=== Requirement ===
Copy exactly the lines from the one containing "Generate a Python" through the one containing "- round(datum.value)) <", both included, and leave out any pictures.

=== Records ===
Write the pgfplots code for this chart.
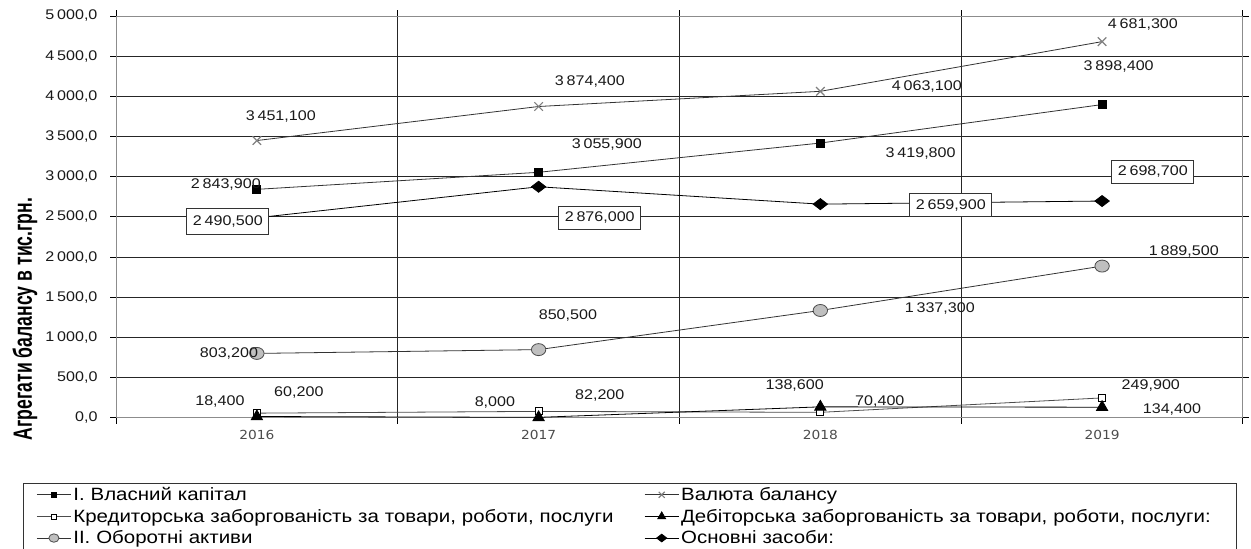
\documentclass[border=0pt]{standalone}
\usepackage{fontspec}
\setmainfont{Liberation Sans}[FakeStretch=1.15]
\newfontfamily\labfont{Liberation Sans}
\newfontfamily\xfont{DejaVu Sans}[FakeStretch=1.1]
\usepackage{pgfplots}
\pgfplotsset{compat=1.18}
\newcommand\s{\hspace{2.8pt}}
\tikzset{
  lab/.style={font=\fontsize{14}{16}\selectfont, text=black!90, inner sep=1pt},
  boxlab/.style={font=\fontsize{14}{16}\selectfont, text=black!90, draw=black!80, line width=0.8pt, fill=white, inner xsep=6pt, minimum height=23pt},
}
\begin{document}
\begin{tikzpicture}[x=1pt,y=1pt]
\begin{axis}[
  set layers,
  at={(116pt,131pt)}, anchor=south west,
  width=1127pt, height=402pt, scale only axis,
  xmin=-0.5, xmax=3.5, ymin=0, ymax=5000,
  xtick={-0.5,0.5,1.5,2.5,3.5}, xticklabels={},
  extra x ticks={0,1,2,3}, extra x tick labels={2016,2017,2018,2019},
  extra x tick style={grid=none, tick style={draw=none}},
  xticklabel style={font=\xfont\fontsize{12.5}{14}\selectfont, text=black!70, yshift=-3pt},
  ytick={0,500,...,5000},
  grid=major, major grid style={draw=black!85, line width=1pt},
  tick align=outside, major tick length=6pt,
  tick style={draw=black, line width=1pt},
  axis line style={draw=black!45, line width=1pt},
  yticklabel style={font=\fontsize{14}{16}\selectfont, text=black!90, xshift=-9pt,
    /pgf/number format/fixed, /pgf/number format/fixed zerofill,
    /pgf/number format/precision=1, /pgf/number format/use comma,
    /pgf/number format/1000 sep={\s}, /pgf/number format/assume math mode=true},
  legend columns=2, legend cell align=left,
  legend style={at={(-0.0825,-0.1617)}, anchor=north west, draw=black!80, line width=1pt,
    font=\fontsize{17.8}{20}\selectfont, inner xsep=13pt, inner ysep=3pt, row sep=5pt,
    nodes={inner ysep=1pt},
    /tikz/column 2/.style={nodes={text width=569pt}},
    /tikz/column 4/.style={nodes={text width=540pt}}},
  legend image code/.code={\draw[mark repeat=2,mark phase=2, every mark/.append style={scale=0.7}] plot coordinates {(0pt,0pt) (17pt,0pt) (34pt,0pt)};},
]
\addplot[black!80, line width=0.8pt, mark=square*, mark size=4pt, mark options={fill=black, draw=black}] coordinates {(0,2843.9) (1,3055.9) (2,3419.8) (3,3898.4)};
\addlegendentry{I. Власний капітал}
\addplot[black!80, line width=0.8pt, mark=x, mark size=6pt, mark options={draw=black!50, line width=1.2pt}] coordinates {(0,3451.1) (1,3874.4) (2,4063.1) (3,4681.3)};
\addlegendentry{Валюта балансу}
\addplot[black!70, line width=0.8pt, mark=square*, mark size=3.5pt, mark options={fill=white, draw=black, line width=0.8pt}] coordinates {(0,60.2) (1,82.2) (2,70.4) (3,249.9)};
\addlegendentry{Кредиторська заборгованість за товари, роботи, послуги}
\addplot[black, line width=0.8pt, mark=triangle*, mark size=6.5pt, mark options={fill=black}] coordinates {(0,18.4) (1,8.0) (2,138.6) (3,134.4)};
\addlegendentry{Дебіторська заборгованість за товари, роботи, послуги:}
\addplot[black!80, line width=0.8pt, mark=*, mark size=6pt, mark options={fill=black!25, draw=black!70, xscale=1.2}] coordinates {(0,803.2) (1,850.5) (2,1337.3) (3,1889.5)};
\addlegendentry{II. Оборотні активи}
\addplot[black, line width=0.8pt, mark=diamond*, mark size=6pt, mark options={fill=black, xscale=1.6, yscale=0.92}] coordinates {(0,2490.5) (1,2876.0) (2,2659.9) (3,2698.7)};
\addlegendentry{Основні засоби:}

\begin{pgfonlayer}{axis foreground}
\node[lab] at (axis cs:0.085,3744) {3\s451,100};
\node[lab] at (axis cs:1.182,4191) {3\s874,400};
\node[lab] at (axis cs:2.378,4117) {4\s063,100};
\node[lab] at (axis cs:3.145,4900) {4\s681,300};
\node[lab] at (axis cs:-0.110,2898) {2\s843,900};
\node[lab] at (axis cs:1.242,3396) {3\s055,900};
\node[lab] at (axis cs:2.356,3284) {3\s419,800};
\node[lab] at (axis cs:3.059,4378) {3\s898,400};
\node[boxlab, minimum height=26pt] at (axis cs:-0.103,2440) {2\s490,500};
\node[boxlab] at (axis cs:1.217,2488) {2\s876,000};
\node[boxlab] at (axis cs:2.463,2649) {2\s659,900};
\node[boxlab] at (axis cs:3.180,3060) {2\s698,700};
\node[lab] at (axis cs:-0.099,796) {803,200};
\node[lab] at (axis cs:1.104,1269) {850,500};
\node[lab] at (axis cs:2.424,1356) {1\s337,300};
\node[lab] at (axis cs:3.290,2077) {1\s889,500};
\node[lab] at (axis cs:-0.131,199) {18,400};
\node[lab] at (axis cs:0.149,311) {60,200};
\node[lab] at (axis cs:0.845,187) {8,000};
\node[lab] at (axis cs:1.217,274) {82,200};
\node[lab] at (axis cs:1.909,398) {138,600};
\node[lab] at (axis cs:2.211,199) {70,400};
\node[lab] at (axis cs:3.173,410) {249,900};
\node[lab] at (axis cs:3.248,100) {134,400};
\end{pgfonlayer}
\end{axis}
\node[rotate=90] at (25,230) {\scalebox{0.8}[1.2]{\labfont\bfseries\fontsize{22}{24}\selectfont Агрегати балансу в тис.грн.}};
\pgfresetboundingbox
\path[use as bounding box] (0,0) rectangle (1251,549);
\end{tikzpicture}
\end{document}
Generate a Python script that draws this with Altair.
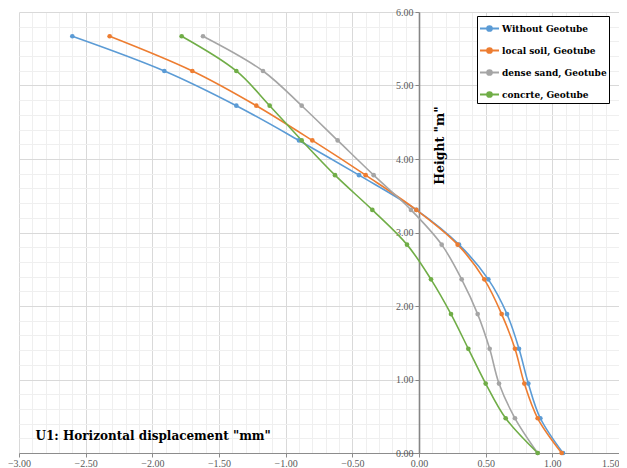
import altair as alt
import pandas as pd

heights = [0.0, 0.4725, 0.945, 1.4175, 1.89, 2.3625, 2.835, 3.3075, 3.78, 4.2525, 4.725, 5.1975, 5.67]
without_geotube = [1.08, 0.91, 0.82, 0.75, 0.66, 0.52, 0.30, -0.02, -0.45, -0.90, -1.37, -1.91, -2.60]
local_soil = [1.07, 0.89, 0.79, 0.72, 0.62, 0.49, 0.29, -0.02, -0.40, -0.80, -1.22, -1.70, -2.32]
dense_sand = [0.89, 0.72, 0.60, 0.53, 0.44, 0.32, 0.17, -0.06, -0.34, -0.61, -0.88, -1.17, -1.62]
concrete = [0.89, 0.65, 0.50, 0.37, 0.24, 0.09, -0.09, -0.35, -0.63, -0.88, -1.12, -1.37, -1.78]

series_names = ["Without Geotube", "local soil, Geotube", "dense sand, Geotube", "concrte, Geotube"]
series_colors = ["#5B9BD5", "#ED7D31", "#A5A5A5", "#70AD47"]

x_ticks = [round(-3.0 + 0.1 * i, 1) for i in range(46)]
y_ticks = [round(0.2 * i, 1) for i in range(31)]

rows = []
for name, vals in zip(series_names, [without_geotube, local_soil, dense_sand, concrete]):
    for i, (h, v) in enumerate(zip(heights, vals)):
        rows.append({"series": name, "disp": v, "height": h, "idx": i})
df = pd.DataFrame(rows)

W, H = 600, 441
x_major = "abs(datum.value*2 - round(datum.value*2)) < 0.001"
y_major = "abs(datum.value - round(datum.value)) < 0.001"

x_axis = alt.Axis(
    values=x_ticks, format=".2f",
    labelExpr=f"{x_major} ? datum.label : ''",
    labelOverlap=False, labelFlush=False,
    labelAlign={"condition": {"test": "datum.value > 1.45", "value": "right"}, "value": "center"},
    gridColor={"condition": {"test": x_major, "value": "#d9d9d9"}, "value": "#efefef"},
    gridWidth=1,
    tickOpacity={"condition": {"test": x_major, "value": 1}, "value": 0},
    tickColor="#8c8c8c", tickSize=4, domainColor="#8c8c8c", domainWidth=1.2,
    labelFont="Liberation Serif", labelFontSize=10, labelColor="#595959", labelPadding=1,
    title='U1: Horizontal displacement "mm"',
    titleX=16, titleY=-14, titleAlign="left", titleBaseline="alphabetic",
    titleFont="DejaVu Serif", titleFontWeight="bold", titleFontSize=12, titleColor="black",
)

y_axis = alt.Axis(
    values=y_ticks, format=".2f", orient="left", offset=-W * 3 / 4.5,
    labelExpr=f"{y_major} ? datum.label : ''",
    labelOverlap=False, labelFlush=False,
    gridColor={"condition": {"test": y_major, "value": "#d9d9d9"}, "value": "#efefef"},
    gridWidth=1,
    tickOpacity={"condition": {"test": y_major, "value": 1}, "value": 0},
    tickColor="#868686", tickSize=4, domainColor="#868686", domainWidth=1.6,
    labelFont="Liberation Serif", labelFontSize=10, labelColor="#595959", labelPadding=2,
    title='Height "m"', titleAngle=270, titleX=20, titleY=133,
    titleAlign="center", titleBaseline="middle",
    titleFont="DejaVu Serif", titleFontWeight="bold", titleFontSize=12.5, titleColor="black",
)

legend_path = ("M-1,0L1,0M-0.26,0A0.26,0.26,0,1,0,0.26,0"
               "A0.26,0.26,0,1,0,-0.26,0Z")

color = alt.Color(
    "series:N",
    scale=alt.Scale(domain=series_names, range=series_colors),
    legend=alt.Legend(
        orient="none", legendX=458, legendY=4, title=None,
        symbolType=legend_path, symbolSize=361, symbolStrokeWidth=1.8,
        labelFont="DejaVu Serif", labelFontWeight="bold", labelFontSize=9,
        labelColor="black", labelOffset=2,
        strokeColor="black", fillColor="white", padding=2, rowPadding=5,
    ),
)

x = alt.X("disp:Q", scale=alt.Scale(domain=[-3, 1.5], nice=False, zero=False), axis=x_axis)
y = alt.Y("height:Q", scale=alt.Scale(domain=[0, 6], nice=False, zero=False), axis=y_axis)

base = alt.Chart(df)
lines = base.mark_line(strokeWidth=1.6, interpolate="catmull-rom").encode(
    x=x, y=y, color=color, order="idx:Q", detail="series:N"
)
points = base.mark_point(filled=True, size=22, opacity=1, shape="circle").encode(
    x=x, y=y, color=color
)

chart = (
    alt.layer(lines, points)
    .properties(
        width=W, height=H,
        autosize=alt.AutoSizeParams(type="none"),
        padding={"left": 11, "top": 4, "right": 0, "bottom": 14},
        background="white",
    )
    .configure_view(stroke=None)
)

chart.save("out.html", embed_options={"renderer": "svg", "actions": False})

=== Full response ===
Generate a Python script that draws this with Altair.
import altair as alt
import pandas as pd

heights = [0.0, 0.4725, 0.945, 1.4175, 1.89, 2.3625, 2.835, 3.3075, 3.78, 4.2525, 4.725, 5.1975, 5.67]
without_geotube = [1.08, 0.91, 0.82, 0.75, 0.66, 0.52, 0.30, -0.02, -0.45, -0.90, -1.37, -1.91, -2.60]
local_soil = [1.07, 0.89, 0.79, 0.72, 0.62, 0.49, 0.29, -0.02, -0.40, -0.80, -1.22, -1.70, -2.32]
dense_sand = [0.89, 0.72, 0.60, 0.53, 0.44, 0.32, 0.17, -0.06, -0.34, -0.61, -0.88, -1.17, -1.62]
concrete = [0.89, 0.65, 0.50, 0.37, 0.24, 0.09, -0.09, -0.35, -0.63, -0.88, -1.12, -1.37, -1.78]

series_names = ["Without Geotube", "local soil, Geotube", "dense sand, Geotube", "concrte, Geotube"]
series_colors = ["#5B9BD5", "#ED7D31", "#A5A5A5", "#70AD47"]

x_ticks = [round(-3.0 + 0.1 * i, 1) for i in range(46)]
y_ticks = [round(0.2 * i, 1) for i in range(31)]

rows = []
for name, vals in zip(series_names, [without_geotube, local_soil, dense_sand, concrete]):
    for i, (h, v) in enumerate(zip(heights, vals)):
        rows.append({"series": name, "disp": v, "height": h, "idx": i})
df = pd.DataFrame(rows)

W, H = 600, 441
x_major = "abs(datum.value*2 - round(datum.value*2)) < 0.001"
y_major = "abs(datum.value - round(datum.value)) < 0.001"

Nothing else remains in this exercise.